# Can inductor voltage and capacitor current change abruptly?

I understand that inductor current and capacitor voltage cannot change abruptly, but can inductor voltage and capacitor current change abruptly?

I have a feeling the answer is no but I cannot explain why.

In an ideal world, where a capacitor has no series inductance and an inductor has no parallel capacitance, and voltage and current sources can provide voltages and currents with a step-shaped profile, the current into a capacitor and the voltage over an inductor can change abruptly.

Not that this ideal world is an mathematical abstraction, you can't buy such components.

• Thank you. I am only doing mathematical abstractions at this point of my education, so that's completely fine. – user53172 Sep 13 '14 at 17:46

but can inductor voltage and capacitor current change abruptly?

Yes, in the context of ideal circuit theory. Indeed, this is often the case when there is a switch in the circuit.

Mathematically, if the slope of inductor current (capacitor voltage) changes abruptly, the inductor voltage (capacitor current) is discontinuous.

So, for example, consider the case that a charged capacitor, an open switch, and a resistor are in series (as in problem 2 here)

At the instant the switch is closed, the voltage across the resistor instantaneously changes from zero to the initial capacitor voltage $V_0$. Thus, the capacitor current discontinuously changes from zero to non-zero and is given by

$$i_C(t) = \frac{V_0}{R}e^{-\frac{t}{RC}} \cdot u(t)$$

where $u(t)$ is the unit step function

The dual of this is an inductor, with non-zero current $I_0$, in parallel with a closed switch and a resistor. At the instant the switch is opened, the current through the resistor changes instantly from zero to the initial inductor current. Thus, the inductor voltage discontinuously changes from zero to non-zero and is given by

$$v_L(t) = I_0R\;e^{-\frac{tR}{L}} \cdot u(t)$$

In physical circuits, voltages and currents cannot instantaneously change but depending on the characteristic time scale, they can effectively change instantaneously.

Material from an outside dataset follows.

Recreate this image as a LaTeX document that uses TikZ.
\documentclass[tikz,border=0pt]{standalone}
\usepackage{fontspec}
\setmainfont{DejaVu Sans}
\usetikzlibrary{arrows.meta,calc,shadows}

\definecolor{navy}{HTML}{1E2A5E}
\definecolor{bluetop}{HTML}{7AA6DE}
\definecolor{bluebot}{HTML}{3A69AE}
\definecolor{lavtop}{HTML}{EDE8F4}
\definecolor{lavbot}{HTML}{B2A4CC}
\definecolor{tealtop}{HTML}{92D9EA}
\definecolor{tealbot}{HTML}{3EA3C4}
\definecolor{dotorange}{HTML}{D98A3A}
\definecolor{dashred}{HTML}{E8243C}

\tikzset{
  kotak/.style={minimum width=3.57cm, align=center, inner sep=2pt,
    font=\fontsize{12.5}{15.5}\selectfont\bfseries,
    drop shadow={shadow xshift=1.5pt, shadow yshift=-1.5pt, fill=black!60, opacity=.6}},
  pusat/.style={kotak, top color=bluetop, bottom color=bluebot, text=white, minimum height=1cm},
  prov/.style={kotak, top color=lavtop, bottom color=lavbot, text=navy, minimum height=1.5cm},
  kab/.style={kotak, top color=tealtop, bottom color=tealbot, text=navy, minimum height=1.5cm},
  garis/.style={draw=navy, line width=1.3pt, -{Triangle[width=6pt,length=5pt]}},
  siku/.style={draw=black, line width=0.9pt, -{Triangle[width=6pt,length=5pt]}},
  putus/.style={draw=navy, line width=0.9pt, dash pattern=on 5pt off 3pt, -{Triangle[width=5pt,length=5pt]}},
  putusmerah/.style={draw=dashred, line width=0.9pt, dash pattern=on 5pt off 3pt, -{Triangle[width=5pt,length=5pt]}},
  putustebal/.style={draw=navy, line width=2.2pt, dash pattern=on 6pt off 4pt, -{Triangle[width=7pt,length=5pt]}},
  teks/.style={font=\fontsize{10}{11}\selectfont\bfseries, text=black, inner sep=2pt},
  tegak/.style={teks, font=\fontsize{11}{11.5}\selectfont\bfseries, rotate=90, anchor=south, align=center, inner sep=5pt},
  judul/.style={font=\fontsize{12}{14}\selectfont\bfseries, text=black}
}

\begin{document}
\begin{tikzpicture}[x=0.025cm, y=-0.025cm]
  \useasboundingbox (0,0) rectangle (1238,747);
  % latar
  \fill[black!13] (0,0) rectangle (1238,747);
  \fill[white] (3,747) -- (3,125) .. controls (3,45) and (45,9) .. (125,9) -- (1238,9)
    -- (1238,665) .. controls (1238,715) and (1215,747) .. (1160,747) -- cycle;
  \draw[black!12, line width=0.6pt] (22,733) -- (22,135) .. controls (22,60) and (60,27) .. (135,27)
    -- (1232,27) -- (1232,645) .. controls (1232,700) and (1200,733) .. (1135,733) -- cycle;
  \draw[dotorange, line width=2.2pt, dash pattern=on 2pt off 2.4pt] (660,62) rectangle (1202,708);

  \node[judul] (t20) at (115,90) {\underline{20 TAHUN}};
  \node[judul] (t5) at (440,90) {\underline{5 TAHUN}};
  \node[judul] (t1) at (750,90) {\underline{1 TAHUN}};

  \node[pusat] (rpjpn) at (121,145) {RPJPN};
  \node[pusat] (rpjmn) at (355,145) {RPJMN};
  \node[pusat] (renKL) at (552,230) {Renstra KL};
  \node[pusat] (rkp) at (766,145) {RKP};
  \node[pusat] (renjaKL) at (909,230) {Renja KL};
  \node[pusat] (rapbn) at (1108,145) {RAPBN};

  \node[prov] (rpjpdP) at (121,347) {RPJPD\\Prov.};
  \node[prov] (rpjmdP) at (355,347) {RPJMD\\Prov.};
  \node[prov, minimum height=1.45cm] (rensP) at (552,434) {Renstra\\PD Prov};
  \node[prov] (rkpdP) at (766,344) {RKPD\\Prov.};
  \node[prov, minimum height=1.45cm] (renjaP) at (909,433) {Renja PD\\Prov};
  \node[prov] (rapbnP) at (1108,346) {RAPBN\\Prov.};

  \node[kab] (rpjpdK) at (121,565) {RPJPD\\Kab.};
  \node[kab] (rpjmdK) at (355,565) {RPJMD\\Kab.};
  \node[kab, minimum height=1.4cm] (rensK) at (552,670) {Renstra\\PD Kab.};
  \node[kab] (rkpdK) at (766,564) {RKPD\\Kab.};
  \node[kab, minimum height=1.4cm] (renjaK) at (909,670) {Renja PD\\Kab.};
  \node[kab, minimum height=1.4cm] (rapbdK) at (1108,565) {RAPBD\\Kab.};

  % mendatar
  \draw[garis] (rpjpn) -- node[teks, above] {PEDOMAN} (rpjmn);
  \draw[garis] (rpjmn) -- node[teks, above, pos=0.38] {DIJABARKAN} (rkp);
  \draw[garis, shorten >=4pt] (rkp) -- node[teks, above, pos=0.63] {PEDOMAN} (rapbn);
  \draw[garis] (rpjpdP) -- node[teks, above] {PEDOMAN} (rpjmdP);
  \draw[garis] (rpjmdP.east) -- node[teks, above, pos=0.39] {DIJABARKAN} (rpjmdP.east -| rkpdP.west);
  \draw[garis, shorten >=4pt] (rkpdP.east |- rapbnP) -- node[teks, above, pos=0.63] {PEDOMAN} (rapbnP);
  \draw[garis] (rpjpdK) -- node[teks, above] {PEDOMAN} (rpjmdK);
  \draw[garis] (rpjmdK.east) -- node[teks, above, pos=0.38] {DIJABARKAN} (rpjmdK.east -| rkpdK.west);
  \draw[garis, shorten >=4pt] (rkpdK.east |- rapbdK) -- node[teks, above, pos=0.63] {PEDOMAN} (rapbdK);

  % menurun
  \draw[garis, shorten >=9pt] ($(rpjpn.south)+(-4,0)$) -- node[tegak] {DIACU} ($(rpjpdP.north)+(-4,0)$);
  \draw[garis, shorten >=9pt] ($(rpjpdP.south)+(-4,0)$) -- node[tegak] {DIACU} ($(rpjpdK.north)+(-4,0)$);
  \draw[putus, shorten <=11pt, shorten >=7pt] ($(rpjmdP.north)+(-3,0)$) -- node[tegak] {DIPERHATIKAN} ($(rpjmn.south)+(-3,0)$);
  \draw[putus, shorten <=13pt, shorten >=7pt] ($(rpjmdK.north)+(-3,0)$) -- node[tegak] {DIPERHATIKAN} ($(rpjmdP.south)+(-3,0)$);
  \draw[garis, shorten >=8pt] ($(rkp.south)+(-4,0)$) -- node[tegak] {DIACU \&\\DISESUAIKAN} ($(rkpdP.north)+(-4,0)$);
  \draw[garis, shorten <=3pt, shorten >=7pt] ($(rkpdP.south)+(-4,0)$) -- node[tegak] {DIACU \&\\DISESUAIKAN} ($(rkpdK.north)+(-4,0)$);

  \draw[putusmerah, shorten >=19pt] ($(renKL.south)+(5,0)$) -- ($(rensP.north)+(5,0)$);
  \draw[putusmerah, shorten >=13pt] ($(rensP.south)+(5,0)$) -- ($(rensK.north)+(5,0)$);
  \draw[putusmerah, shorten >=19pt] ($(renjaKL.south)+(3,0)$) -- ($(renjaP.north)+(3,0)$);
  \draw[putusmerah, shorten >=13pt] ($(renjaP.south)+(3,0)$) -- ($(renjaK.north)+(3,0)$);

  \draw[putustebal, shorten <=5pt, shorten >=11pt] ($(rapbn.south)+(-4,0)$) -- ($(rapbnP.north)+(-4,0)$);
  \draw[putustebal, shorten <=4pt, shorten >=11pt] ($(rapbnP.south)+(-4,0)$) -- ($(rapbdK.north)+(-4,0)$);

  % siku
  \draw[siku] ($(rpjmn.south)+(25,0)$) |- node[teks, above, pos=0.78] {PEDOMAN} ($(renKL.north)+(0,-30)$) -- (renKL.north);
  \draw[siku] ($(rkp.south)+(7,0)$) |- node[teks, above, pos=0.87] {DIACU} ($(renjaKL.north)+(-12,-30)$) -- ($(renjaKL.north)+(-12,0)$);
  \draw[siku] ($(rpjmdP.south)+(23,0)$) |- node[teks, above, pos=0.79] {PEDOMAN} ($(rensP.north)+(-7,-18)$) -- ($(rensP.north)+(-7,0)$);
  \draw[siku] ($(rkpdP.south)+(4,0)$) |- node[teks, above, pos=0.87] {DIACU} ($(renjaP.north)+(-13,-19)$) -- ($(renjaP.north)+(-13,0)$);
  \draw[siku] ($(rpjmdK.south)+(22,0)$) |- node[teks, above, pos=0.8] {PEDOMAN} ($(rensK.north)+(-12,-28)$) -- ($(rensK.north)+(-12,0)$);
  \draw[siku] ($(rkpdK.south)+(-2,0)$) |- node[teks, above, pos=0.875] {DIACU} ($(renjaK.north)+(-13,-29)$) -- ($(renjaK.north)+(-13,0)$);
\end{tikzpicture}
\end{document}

I = C*dv/dt. So a step of voltage on a capacitor (infinite dv/dt) leads to infinite current. The response to a step of current is 1/C times the integral of the current. The integral of a step is a ramp, so the capacitor voltage will ramp linearly in response to a step of current. (From whatever initial condition voltage is on it.)

An inductor's response is analogous with current and voltage switched.